2 以上の事実によれば、本件文書は、「ダムサイト候補地選定位置図」と称するものの、ダムサイト候補地選定の重要な要素となる地質・環境等の自然条件や用地確保の可能性等の社会的条件について検討を経ない段階で、協議会のダム構想検討の資料とするため、京都府土木建築部河川課が鴨川流域において貯水が可能な地形を二万五〇〇〇分の一の地形図から読み取り、それを流域図に示したものにすぎず、いわば協議会の意思形成過程における未成熟な情報であり、公開することにより、府民に無用の誤解や混乱を招き、協議会の意思形成を公正かつ適切に行うことに著しい支障が生じるおそれのあるものといえる。

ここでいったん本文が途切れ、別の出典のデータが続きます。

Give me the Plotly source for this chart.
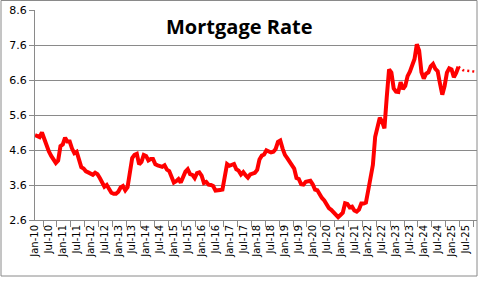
import plotly.graph_objects as go

tick_labels = ["Jan-10", "Jul-10", "Jan-11", "Jul-11", "Jan-12", "Jul-12", "Jan-13", "Jul-13",
               "Jan-14", "Jul-14", "Jan-15", "Jul-15", "Jan-16", "Jul-16", "Jan-17", "Jul-17",
               "Jan-18", "Jul-18", "Jan-19", "Jul-19", "Jan-20", "Jul-20", "Jan-21", "Jul-21",
               "Jan-22", "Jul-22", "Jan-23", "Jul-23", "Jan-24", "Jul-24", "Jan-25", "Jul-25"]

# Monthly 30-yr mortgage rate, Jan-10 .. Apr-25
rate = [
    5.03, 4.99, 4.97, 5.10, 4.89, 4.74, 4.56, 4.43, 4.35, 4.23, 4.30, 4.71,  # 2010
    4.76, 4.95, 4.84, 4.84, 4.64, 4.51, 4.55, 4.27, 4.11, 4.07, 3.99, 3.96,  # 2011
    3.92, 3.89, 3.95, 3.91, 3.80, 3.68, 3.55, 3.60, 3.50, 3.38, 3.35, 3.35,  # 2012
    3.41, 3.53, 3.57, 3.45, 3.54, 4.07, 4.37, 4.46, 4.49, 4.19, 4.26, 4.46,  # 2013
    4.43, 4.30, 4.34, 4.34, 4.19, 4.16, 4.13, 4.12, 4.16, 4.04, 4.00, 3.86,  # 2014
    3.67, 3.71, 3.77, 3.67, 3.84, 3.98, 4.05, 3.91, 3.89, 3.80, 3.94, 3.96,  # 2015
    3.87, 3.66, 3.69, 3.61, 3.60, 3.57, 3.44, 3.44, 3.46, 3.47, 3.77, 4.20,  # 2016
    4.15, 4.17, 4.20, 4.05, 4.01, 3.90, 3.97, 3.88, 3.81, 3.90, 3.92, 3.95,  # 2017
    4.03, 4.33, 4.44, 4.47, 4.59, 4.57, 4.53, 4.55, 4.63, 4.83, 4.87, 4.64,  # 2018
    4.46, 4.37, 4.27, 4.14, 4.07, 3.80, 3.77, 3.62, 3.61, 3.69, 3.70, 3.72,  # 2019
    3.62, 3.47, 3.45, 3.31, 3.23, 3.16, 3.02, 2.94, 2.89, 2.83, 2.77, 2.68,  # 2020
    2.74, 2.81, 3.08, 3.06, 2.96, 2.98, 2.87, 2.84, 2.90, 3.07, 3.07, 3.10,  # 2021
    3.45, 3.76, 4.17, 4.98, 5.23, 5.52, 5.41, 5.22, 6.11, 6.90, 6.81, 6.36,  # 2022
    6.27, 6.26, 6.54, 6.34, 6.43, 6.71, 6.84, 7.07, 7.20, 7.62, 7.44, 6.82,  # 2023
    6.64, 6.78, 6.82, 6.99, 7.06, 6.92, 6.85, 6.50, 6.18, 6.43, 6.81, 6.93,  # 2024
    6.90, 6.68, 6.80, 6.98,                                                  # 2025
]

# Projection, Apr-25 .. Dec-25 (dotted)
forecast = [6.98, 6.92, 6.88, 6.87, 6.86, 6.85, 6.84, 6.83, 6.83]

GRAY = "#8a8a8a"
RED = "#ff0000"

x_rate = list(range(len(rate)))
x_fc = list(range(len(rate) - 1, len(rate) - 1 + len(forecast)))
n_total = len(rate) - 1 + len(forecast)

fig = go.Figure()
fig.add_trace(go.Scatter(x=x_rate, y=rate, mode="lines",
                         line=dict(color=RED, width=4), showlegend=False, hoverinfo="skip"))
fig.add_trace(go.Scatter(x=x_fc, y=forecast, mode="lines",
                         line=dict(color=RED, width=2.5, dash="2px,3px"), showlegend=False, hoverinfo="skip"))

fig.update_layout(
    width=479, height=281,
    margin=dict(l=35, r=2, t=10, b=61),
    paper_bgcolor="white", plot_bgcolor="white",
    showlegend=False,
    font=dict(family="DejaVu Sans", size=10, color="#000000"),
    xaxis=dict(
        range=[0, n_total - 1],
        tickmode="array",
        tickvals=[i * 6 for i in range(len(tick_labels))],
        ticktext=tick_labels,
        tickangle=-90,
        ticks="",
        showgrid=False,
        showline=True, linecolor=GRAY, linewidth=1,
        zeroline=False,
        tickfont=dict(family="DejaVu Sans", size=10, color="#000000"),
        minor=dict(tick0=3.5, dtick=6, ticks="outside", ticklen=6, tickcolor=GRAY, tickwidth=1, showgrid=False),
    ),
    yaxis=dict(
        range=[2.6, 8.6],
        tick0=2.6, dtick=1,
        tickformat=".1f",
        ticks="outside", ticklen=5, tickcolor=GRAY,
        showgrid=True, gridcolor=GRAY, gridwidth=1,
        showline=True, linecolor=GRAY, linewidth=1,
        zeroline=False,
        tickfont=dict(family="DejaVu Sans", size=11, color="#000000"),
    ),
    shapes=[dict(type="rect", xref="paper", yref="paper",
                 x0=-34 / 442, x1=1.0, y0=(220 - 276) / 210, y1=(220 - 0.5) / 210,
                 line=dict(color=GRAY, width=1), fillcolor="rgba(0,0,0,0)", layer="above")],
    annotations=[dict(text="<b>Mortgage Rate</b>", xref="paper", yref="paper",
                      x=(238.5 - 35) / 442, y=(220 - 26.5) / 210,
                      xanchor="center", yanchor="middle", showarrow=False,
                      font=dict(family="Open Sans", size=20, color="#000000"))],
)

fig.write_html("out.html")
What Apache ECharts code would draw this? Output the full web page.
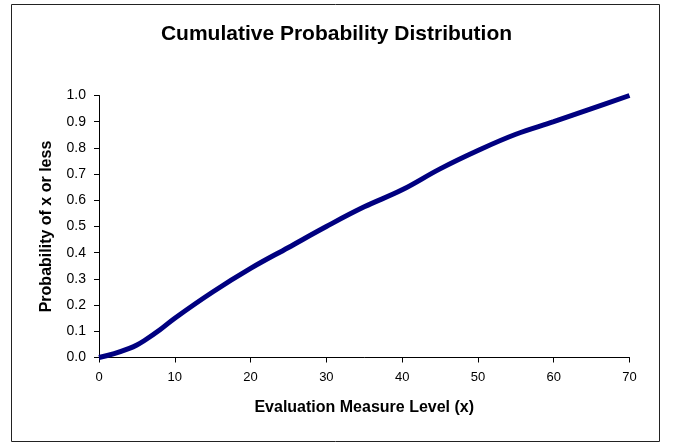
<!DOCTYPE html>
<html><head><meta charset="utf-8">
<script src="https://cdn.jsdelivr.net/npm/echarts@6/dist/echarts.min.js"></script>
<style>html,body{margin:0;padding:0;background:#fff}#c{width:673px;height:443px}</style>
</head><body><div id="c"></div>
<script>
var xValues = [0, 2, 4, 5, 6, 8, 10, 15, 20, 25, 30, 35, 40, 45, 50, 55, 60, 65, 70];
var probValues = [0.0, 0.015, 0.035, 0.048, 0.065, 0.105, 0.15, 0.25, 0.34, 0.42, 0.50, 0.575, 0.64, 0.72, 0.79, 0.852, 0.90, 0.95, 1.0];
var titleText = 'Cumulative Probability Distribution';
var xName = 'Evaluation Measure Level (x)';
var yName = 'Probability of x or less';

var chart = echarts.init(document.getElementById('c'), null, {renderer: 'canvas'});
var font = 'Liberation Sans, Arial, sans-serif';
chart.setOption({
  animation: false,
  backgroundColor: '#fff',
  title: {text: titleText, left: 'center', top: 19, textStyle: {fontFamily: font, fontSize: 21, fontWeight: 'bold', color: '#000'}},
  graphic: [{type: 'rect', shape: {x: 11.5, y: 4.5, width: 648, height: 437}, style: {fill: 'none', stroke: '#222', lineWidth: 1}, silent: true}],
  grid: {left: 99, right: 43.5, top: 95.5, bottom: 85.5},
  xAxis: {
    type: 'value', min: 0, max: 70, interval: 10,
    name: xName, nameLocation: 'middle', nameGap: 42,
    nameTextStyle: {fontFamily: font, fontSize: 16, fontWeight: 'bold', color: '#000'},
    axisLine: {lineStyle: {color: '#000', width: 1}},
    axisTick: {show: true, length: 5, lineStyle: {color: '#000'}},
    axisLabel: {fontFamily: font, fontSize: 13, color: '#000', margin: 13},
    splitLine: {show: false}
  },
  yAxis: {
    type: 'value', min: 0, max: 1, interval: 0.1,
    name: yName, nameLocation: 'middle', nameGap: 44,
    nameTextStyle: {fontFamily: font, fontSize: 16, fontWeight: 'bold', color: '#000'},
    axisLine: {show: true, lineStyle: {color: '#000', width: 1}},
    axisTick: {show: true, length: 5, lineStyle: {color: '#000'}},
    axisLabel: {fontFamily: font, fontSize: 14, color: '#000', margin: 13, formatter: function(v){return v.toFixed(1);}},
    splitLine: {show: false}
  },
  series: [{
    type: 'line', smooth: 0.4, showSymbol: false,
    data: xValues.map(function(x, i){return [x, probValues[i]];}),
    lineStyle: {color: '#000080', width: 5}
  }]
});
</script></body></html>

なお、証拠(<書証番号略>、証人北小路光男)によれば、控訴人は、平成二年七月二日開かれた六月定例府議会で、鴨川改修計画についてダム建設を行う考えがないことを明らかにしたこと、それで、協議会は、治水対策につき分水路建設案等を中心に検討し、平成三年八月二一日、鴨川改修のあり方につき提言を出して解散したが、その提言の中にダム構想についての言及はないことが認められるが、本件処分の適否は、平成元年六月一二日の処分時の事実関係に基づき判断すべきであるから、本件処分の適否を判断するにつき、右事実を考慮する余地はない。
したがって、控訴人が本件文書を公開条例五条六号前段該当の文書として公開しない旨の決定をしたのは相当である。
四以上によれば、被控訴人の請求は理由がないから、本件控訴は理由がある。